Just Walking

Sister Thea Bowman, F.S.P.A., once observed that “the quest for justice demands that I walk in ways that I never walked before, that I talk and think and pray and learn and grow in ways that are new to me.”(Quoted from Who Shall be Welcome in God’s Tent, by Andrew Remick, 2019)

When I walk, I walk in Beauty,

Beauty, beauty everywhere.

When I walk I walk in Beauty,

Beauty, beauty like a prayer.

This verse, that I sometimes sing when walking, is based on a Native American saying.

This week in Canada, more mass graves were found of First Nations People, buried anonymously in land formerly occupied by a Christian school.

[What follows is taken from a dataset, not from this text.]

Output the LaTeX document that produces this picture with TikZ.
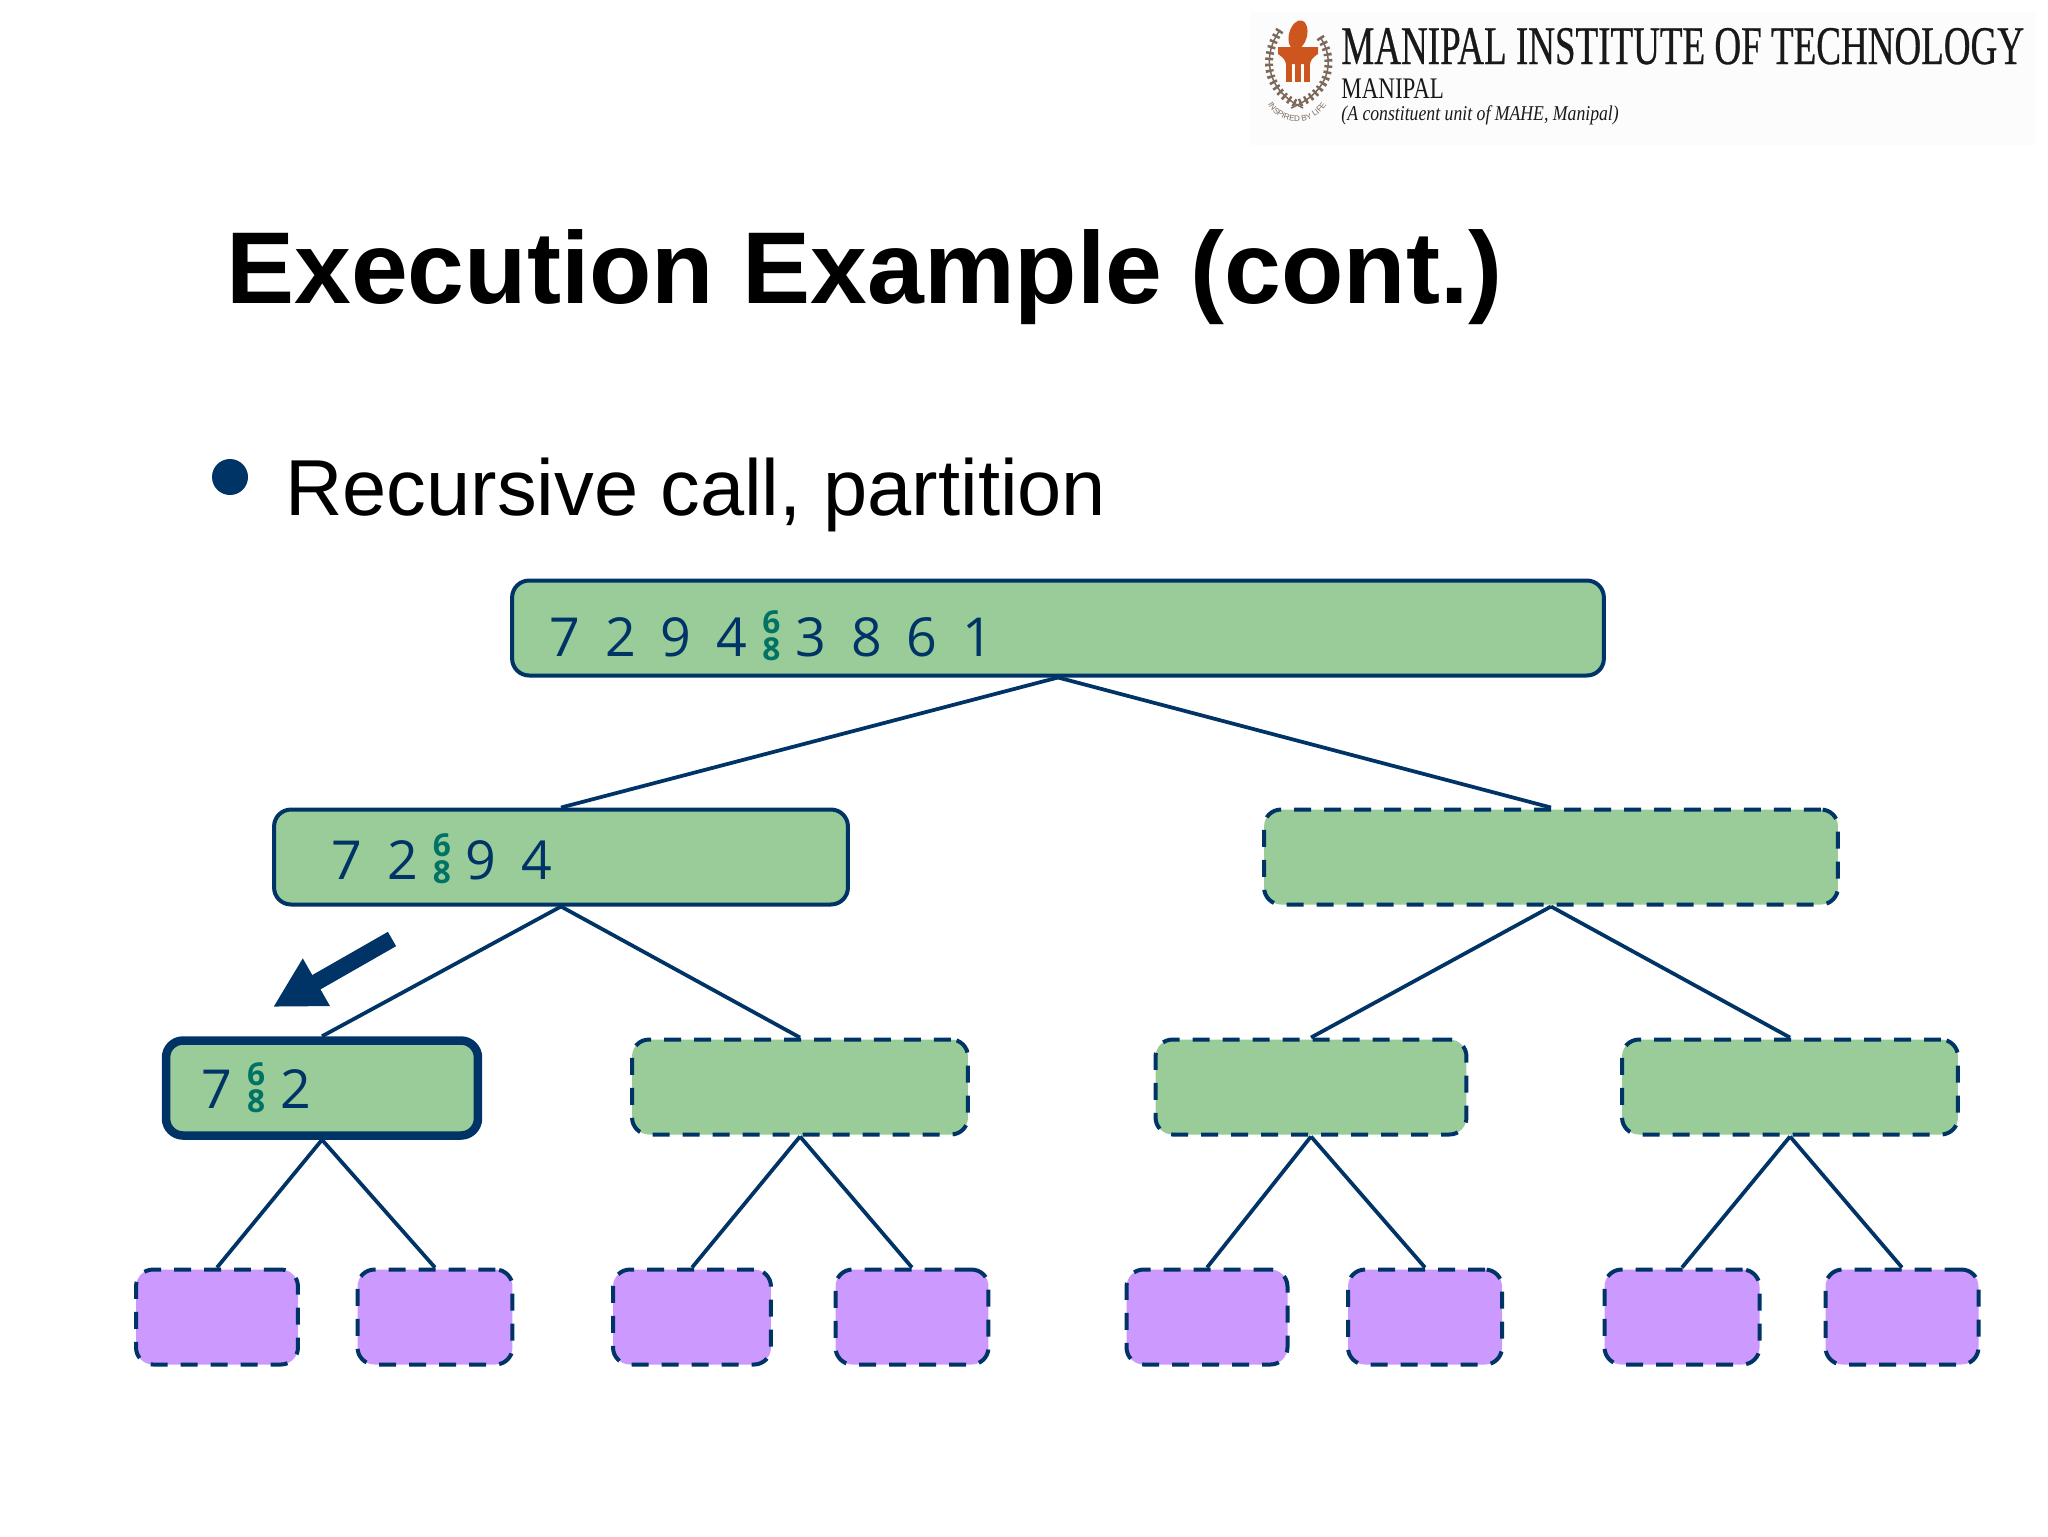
\documentclass[tikz,border=0pt]{standalone}
\usepackage{fontspec}
\usepackage{xcolor}
\usetikzlibrary{arrows.meta, decorations.text}
\setmainfont{Liberation Sans}
\newfontfamily\digitfont{Open Sans}
\newfontfamily\logobig[FakeStretch=0.68,FakeBold=0.5]{Liberation Serif}
\newfontfamily\logosmall[FakeStretch=0.77]{Liberation Serif}
\newfontfamily\logoital[FakeStretch=0.84]{Liberation Serif}
\definecolor{navy}{RGB}{0,51,102}
\definecolor{leafgreen}{RGB}{153,204,153}
\definecolor{leafpurple}{RGB}{204,153,255}
\definecolor{pivotgreen}{RGB}{0,115,100}
\definecolor{emblem}{RGB}{205,85,30}
\definecolor{laurel}{RGB}{125,105,90}
% digits of a partition, with pivot stack 6 over 8
\newcommand{\numfont}{\digitfont\fontsize{30.6pt}{30.6pt}\selectfont\spaceskip=0.5cm\relax}
\newcommand{\pivotstack}{%
  \hspace{0.3cm}{\color{pivotgreen}\digitfont\bfseries\fontsize{18pt}{18pt}\selectfont
    \raisebox{0.46cm}{\rlap{6}}\raisebox{-0.09cm}{8}}\hspace{0.3cm}}

\begin{document}
\begin{tikzpicture}[
    x=0.02cm, y=-0.02cm,
    part/.style={draw=navy, line width=0.08cm, rounded corners=0.34cm, minimum height=#1, inner sep=0pt},
    call/.style={part=1.9cm, fill=leafgreen},
    active/.style={part=1.9cm, fill=leafgreen, line width=0.17cm},
    todo/.style={part=1.9cm, fill=leafgreen, dash pattern=on 0.34cm off 0.26cm},
    base/.style={part=1.9cm, fill=leafpurple, dash pattern=on 0.34cm off 0.26cm},
    edge/.style={draw=navy, line width=0.075cm},
    num/.style={anchor=base west, inner sep=0pt, text=navy, font=\numfont},
    logo/.style={anchor=base west, inner sep=0pt, text=black!90}
  ]
    \useasboundingbox (0,0) rectangle (2048,1536);
    \fill[white] (0,0) rectangle (2048,1536);

    % Logo
    \fill[black!1] (1250,12) rectangle (2036,145);
    \fill[emblem, rotate around={-15:(1298,35)}] (1298,35) ellipse (9 and 15);
    \fill[emblem] (1278,47) -- (1318,47) -- (1318,54) .. controls (1312,58) and (1311,60) .. (1310,64) -- (1286,64) .. controls (1285,60) and (1284,58) .. (1278,54) -- cycle;
    \fill[emblem] (1286,62) rectangle (1292,82);
    \fill[emblem] (1295,62) rectangle (1301,82);
    \fill[emblem] (1304,62) rectangle (1310,82);
    \draw[laurel, line width=0.03cm] (1280,30) .. controls (1262,55) and (1265,90) .. (1303,108);
    \draw[laurel, line width=0.03cm] (1320,37) .. controls (1336,60) and (1330,92) .. (1291,108);
    \draw[laurel, line width=0.16cm, dash pattern=on 0.05cm off 0.07cm] (1280,30) .. controls (1262,55) and (1265,90) .. (1297,104);
    \draw[laurel, line width=0.16cm, dash pattern=on 0.05cm off 0.07cm] (1320,37) .. controls (1336,60) and (1330,92) .. (1297,104);
    \path[decorate, decoration={text along path, text={|\fontsize{4.6pt}{4.6pt}\selectfont\rmfamily\color{laurel}|INSPIRED BY LIFE}, text align=center}]
      (1264,96) .. controls (1274,130) and (1320,130) .. (1330,96);
    \node[logo, font=\logobig\fontsize{31pt}{31pt}\selectfont] (logotitle) at (1341,64) {MANIPAL INSTITUTE OF TECHNOLOGY};
    \node[logo, font=\logosmall\fontsize{17pt}{17pt}\selectfont] (logocity) at (1341,98) {MANIPAL};
    \node[logo, font=\logoital\itshape\fontsize{12pt}{12pt}\selectfont] (logounit) at (1341,120) {(A constituent unit of MAHE, Manipal)};

    % Heading
    \node[anchor=base west, inner sep=0pt, font=\bfseries\fontsize{58.1pt}{58.1pt}\selectfont] (heading) at (226,303) {Execution Example (cont.)};
    \fill[navy] (230,477) circle (18);
    \node[anchor=base west, inner sep=0pt, font=\fontsize{45.2pt}{45.2pt}\selectfont] (bullet) at (285,515) {Recursive call, partition};

    % Level 0
    \node[call, minimum width=21.84cm] (root) at (1058,628) {};
    \node[num] (rootnum) at (549,656) {7 2 9 4\pivotstack3 8 6 1};

    % Level 1
    \node[call, minimum width=11.48cm] (left) at (561,857) {};
    \node[todo, minimum width=11.48cm] (right) at (1551,857) {};
    \node[num] (leftnum) at (331,879) {7 2\pivotstack9 4};

    % Level 2
    \node[active, minimum width=6.24cm] (ll) at (322,1088) {};
    \node[todo, minimum width=6.72cm] (lr) at (800,1087) {};
    \node[todo, minimum width=6.22cm] (rl) at (1311,1087) {};
    \node[todo, minimum width=6.72cm] (rr) at (1790,1087) {};
    \node[num] (llnum) at (201,1108) {7\pivotstack2};

    % Level 3
    \node[base, minimum width=3.24cm] (lll) at (217,1317) {};
    \node[base, minimum width=3.10cm] (llr) at (435,1317) {};
    \node[base, minimum width=3.16cm] (lrl) at (692,1317) {};
    \node[base, minimum width=3.06cm] (lrr) at (912,1317) {};
    \node[base, minimum width=3.22cm] (rll) at (1207,1317) {};
    \node[base, minimum width=3.08cm] (rlr) at (1425,1317) {};
    \node[base, minimum width=3.10cm] (rrl) at (1682,1317) {};
    \node[base, minimum width=3.06cm] (rrr) at (1902,1317) {};

    % Edges
    \draw[edge] (root.south) -- (left.north);
    \draw[edge] (root.south) -- (right.north);
    \draw[edge] (left.south) -- (ll.north);
    \draw[edge] (left.south) -- (lr.north);
    \draw[edge] (right.south) -- (rl.north);
    \draw[edge] (right.south) -- (rr.north);
    \draw[edge] (ll.south) -- (lll.north);
    \draw[edge] (ll.south) -- (llr.north);
    \draw[edge] (lr.south) -- (lrl.north);
    \draw[edge] (lr.south) -- (lrr.north);
    \draw[edge] (rl.south) -- (rll.north);
    \draw[edge] (rl.south) -- (rlr.north);
    \draw[edge] (rr.south) -- (rrl.north);
    \draw[edge] (rr.south) -- (rrr.north);

    % Pointer to the active call
    \coordinate (ptrfrom) at (392,939);
    \coordinate (ptrto) at (273,1007);
    \draw[navy, line width=0.33cm, -{Triangle[length=1cm, width=1.02cm]}] (ptrfrom) -- (ptrto);
\end{tikzpicture}
\end{document}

This week I visited a Parish church in Derbyshire where a 15th century tomb displays effigies of two people who may or may not be those for whom the tomb is named.

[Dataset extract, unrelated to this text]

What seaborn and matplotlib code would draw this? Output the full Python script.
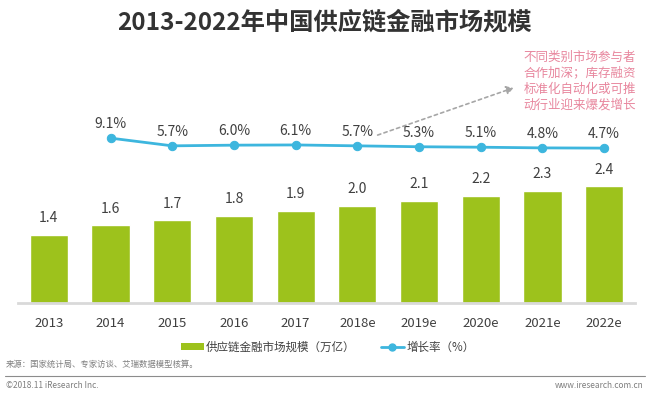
import matplotlib
matplotlib.use("Agg")
import matplotlib.pyplot as plt
import seaborn as sns
import pandas as pd
from matplotlib.patches import Patch
from matplotlib.lines import Line2D

sns.set_style("white")
plt.rcParams['font.family'] = ['Noto Sans CJK SC', 'DejaVu Sans']

categories = ["2013", "2014", "2015", "2016", "2017", "2018e", "2019e", "2020e", "2021e", "2022e"]
market_size = [1.4, 1.6, 1.7, 1.8, 1.9, 2.0, 2.1, 2.2, 2.3, 2.4]
growth_cats = ["2014", "2015", "2016", "2017", "2018e", "2019e", "2020e", "2021e", "2022e"]
growth_rate = [9.1, 5.7, 6.0, 6.1, 5.7, 5.3, 5.1, 4.8, 4.7]

title = "2013-2022年中国供应链金融市场规模"
legend_bar = "供应链金融市场规模（万亿）"
legend_line = "增长率（%）"
note_lines = ["不同类别市场参与者", "合作加深；库存融资", "标准化自动化或可推", "动行业迎来爆发增长"]
source = "来源：国家统计局、专家访谈、艾瑞数据模型核算。"
footer_left = "©2018.11 iResearch Inc."
footer_right = "www.iresearch.com.cn"

GREEN = "#9DC21C"
CYAN = "#3DB6DE"
TXT = "#404040"
PINK = "#E8879E"

W, H = 650, 398
fig = plt.figure(figsize=(W / 100, H / 100), dpi=100)
fig.patch.set_facecolor("white")
ax = fig.add_axes([18 / W, (H - 303) / H, 617 / W, (303 - 60) / H])

bar_df = pd.DataFrame({"year": categories, "size": market_size})
sns.barplot(data=bar_df, x="year", y="size", color=GREEN, width=0.62,
            saturation=1, ax=ax, order=categories)
ax.set_ylim(0, 5.0)
ax.set_xlim(-0.5, len(categories) - 0.5)
for i, v in enumerate(market_size):
    ax.annotate(f"{v:.1f}", (i, v), xytext=(0, 7), textcoords="offset points",
                ha="center", va="bottom", fontsize=10, color=TXT)

ax.set_xlabel("")
ax.set_ylabel("")
ax.set_yticks([])
ax.tick_params(axis="x", length=0, labelsize=9.5, labelcolor=TXT, pad=10)
for s in ["top", "right", "left"]:
    ax.spines[s].set_visible(False)
ax.spines["bottom"].set_color("#D9D9D9")
ax.spines["bottom"].set_linewidth(2)

ax2 = ax.twinx()
line_df = pd.DataFrame({"pos": [categories.index(c) for c in growth_cats], "rate": growth_rate})
sns.lineplot(data=line_df, x="pos", y="rate", ax=ax2, color=CYAN, linewidth=2,
             marker="o", markersize=6, markeredgecolor=CYAN)
ax2.set_ylim(-63.5, 43.5)
ax2.set_xlim(-0.5, len(categories) - 0.5)
ax2.set_yticks([])
ax2.set_ylabel("")
ax2.set_xlabel("")
for s in ["top", "right", "left", "bottom"]:
    ax2.spines[s].set_visible(False)
for p, v in zip(line_df["pos"], growth_rate):
    ax2.annotate(f"{v:.1f}%", (p, v), xytext=(0, 5), textcoords="offset points",
                 ha="center", va="bottom", fontsize=10, color=TXT)

fig.text(0.5, (H - 22) / H, title, ha="center", va="center", fontsize=17.5,
         fontweight="bold", color="#333333")

for k, line in enumerate(note_lines):
    fig.text(580 / W, (H - 57 - 16 * k) / H, line, ha="center", va="center",
             fontsize=9, color=PINK)

fig.add_artist(matplotlib.patches.FancyArrowPatch(
    (375 / W, (H - 136) / H), (516 / W, (H - 87) / H), transform=fig.transFigure,
    arrowstyle="-|>,head_length=4,head_width=2.5", linestyle=(0, (2, 2)),
    color="#A6A6A6", linewidth=1.2, mutation_scale=1))

handles = [Patch(facecolor=GREEN, edgecolor="none"),
           Line2D([0], [0], color=CYAN, linewidth=2, marker="o", markersize=5)]
fig.legend(handles, [legend_bar, legend_line], loc="center", bbox_to_anchor=(0.504, (H - 347) / H),
           ncol=2, frameon=False, fontsize=8.3, handlelength=2.0, handleheight=0.5,
           columnspacing=2.2, handletextpad=0.2, labelcolor=TXT)

fig.text(6 / W, (H - 364) / H, source, ha="left", va="center", fontsize=6, color="#7F7F7F")
fig.add_artist(Line2D([5 / W, 645 / W], [(H - 376) / H] * 2, transform=fig.transFigure,
                      color="#8C8C8C", linewidth=0.8))
fig.text(6 / W, (H - 386) / H, footer_left, ha="left", va="center", fontsize=6, color="#7F7F7F")
fig.text(644 / W, (H - 386) / H, footer_right, ha="right", va="center", fontsize=6, color="#7F7F7F")

fig.savefig("out.png", dpi=100, facecolor="white")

That church itself is dedicated to John the Baptist, memorable for loosing his head for confronting an abuse of power.

Most of the time I walk in a green valley where the only memorials are in a small deserted graveyard where a few headstones remember those who laboured to build the system of reservoirs that were constructed in the 19th century to bring a cleaner water supply to the city of Manchester.

A view of Torrside, one of the reservoirs of Longdendale

In this small valley it is is usually easy to see beauty: it’s all around me.

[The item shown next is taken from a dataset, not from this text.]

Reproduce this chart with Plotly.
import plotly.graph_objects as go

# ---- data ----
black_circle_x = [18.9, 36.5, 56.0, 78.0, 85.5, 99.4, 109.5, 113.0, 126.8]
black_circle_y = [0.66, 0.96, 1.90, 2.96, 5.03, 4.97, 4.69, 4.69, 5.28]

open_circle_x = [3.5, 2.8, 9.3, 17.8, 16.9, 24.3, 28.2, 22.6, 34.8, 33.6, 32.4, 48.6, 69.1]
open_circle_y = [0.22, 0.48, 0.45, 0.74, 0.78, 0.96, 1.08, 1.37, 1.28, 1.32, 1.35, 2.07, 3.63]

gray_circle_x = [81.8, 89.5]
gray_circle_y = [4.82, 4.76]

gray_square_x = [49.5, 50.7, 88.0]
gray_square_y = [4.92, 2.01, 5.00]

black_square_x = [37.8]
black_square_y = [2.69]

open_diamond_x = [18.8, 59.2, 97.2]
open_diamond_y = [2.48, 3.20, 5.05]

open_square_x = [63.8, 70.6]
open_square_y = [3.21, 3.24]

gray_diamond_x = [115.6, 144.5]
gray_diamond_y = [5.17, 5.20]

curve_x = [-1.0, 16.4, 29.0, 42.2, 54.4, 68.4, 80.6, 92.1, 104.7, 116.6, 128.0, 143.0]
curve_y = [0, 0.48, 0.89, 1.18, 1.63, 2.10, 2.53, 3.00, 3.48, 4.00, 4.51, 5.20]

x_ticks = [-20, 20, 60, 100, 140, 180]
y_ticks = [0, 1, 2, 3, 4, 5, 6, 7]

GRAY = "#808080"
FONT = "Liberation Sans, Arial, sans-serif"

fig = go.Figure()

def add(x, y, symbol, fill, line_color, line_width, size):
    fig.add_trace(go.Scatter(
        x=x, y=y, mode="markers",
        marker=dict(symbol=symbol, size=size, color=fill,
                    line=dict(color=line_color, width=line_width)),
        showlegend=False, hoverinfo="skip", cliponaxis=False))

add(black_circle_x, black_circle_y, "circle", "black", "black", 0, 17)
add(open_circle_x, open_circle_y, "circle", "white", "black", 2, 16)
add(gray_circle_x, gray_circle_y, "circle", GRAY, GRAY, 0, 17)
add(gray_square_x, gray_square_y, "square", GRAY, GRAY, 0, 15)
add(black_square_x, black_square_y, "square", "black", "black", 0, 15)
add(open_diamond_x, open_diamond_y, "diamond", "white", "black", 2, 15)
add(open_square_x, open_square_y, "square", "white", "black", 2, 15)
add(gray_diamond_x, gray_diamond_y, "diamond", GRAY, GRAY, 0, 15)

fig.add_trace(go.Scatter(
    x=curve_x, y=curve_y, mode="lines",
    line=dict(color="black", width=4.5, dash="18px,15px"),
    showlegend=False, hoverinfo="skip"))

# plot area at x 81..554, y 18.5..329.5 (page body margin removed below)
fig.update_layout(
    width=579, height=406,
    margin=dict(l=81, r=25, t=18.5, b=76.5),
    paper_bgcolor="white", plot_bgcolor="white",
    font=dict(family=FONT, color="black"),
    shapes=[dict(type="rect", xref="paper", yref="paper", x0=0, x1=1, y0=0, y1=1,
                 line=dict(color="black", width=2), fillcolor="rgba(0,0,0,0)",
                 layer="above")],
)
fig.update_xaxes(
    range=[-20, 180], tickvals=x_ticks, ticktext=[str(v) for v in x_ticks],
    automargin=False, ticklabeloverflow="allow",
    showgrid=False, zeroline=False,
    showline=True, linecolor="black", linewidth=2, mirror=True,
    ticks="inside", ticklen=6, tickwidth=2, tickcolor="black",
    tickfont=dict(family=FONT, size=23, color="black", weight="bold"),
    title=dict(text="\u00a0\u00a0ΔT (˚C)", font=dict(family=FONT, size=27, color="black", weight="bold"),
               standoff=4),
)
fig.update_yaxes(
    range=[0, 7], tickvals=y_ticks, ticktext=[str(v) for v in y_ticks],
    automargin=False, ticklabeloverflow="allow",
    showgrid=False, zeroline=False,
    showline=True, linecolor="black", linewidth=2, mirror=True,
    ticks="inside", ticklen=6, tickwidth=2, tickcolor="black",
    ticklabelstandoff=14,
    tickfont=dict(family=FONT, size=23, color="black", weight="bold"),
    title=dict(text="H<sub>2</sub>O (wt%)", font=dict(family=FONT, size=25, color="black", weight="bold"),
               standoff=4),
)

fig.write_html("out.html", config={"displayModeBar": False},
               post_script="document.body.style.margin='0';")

St James church, Woodhead, where some of those who constructed the Longdendale reservoirs are remembered.

But what is beauty and who says?

Is beauty more easily found in over grazed pastures and moorland managed for shooting imported game birds or in the withering branches of a tree dying slowly from an imported disease?

Since walking the End to End in 2019, a feat that is to me both incredible and credible, I’ve had a lot of questions about walking through the world around me, much of which has happened during a lockdown due to a global pandemic. Walking is also the basis of my daily worship, the rhythm of my prayer and the means of processing my thoughts.

I was glad to find the words of Sister Bowman. I am committed to walking in ways that are new to me, in ways I’ve never walked before as I learn, think and pray in these new ways.

From my remembered bible: It is the narrow way that leads to life.

Walk with me.

Janet Lees 25.06.2021, in Longdendale, Derbyshire.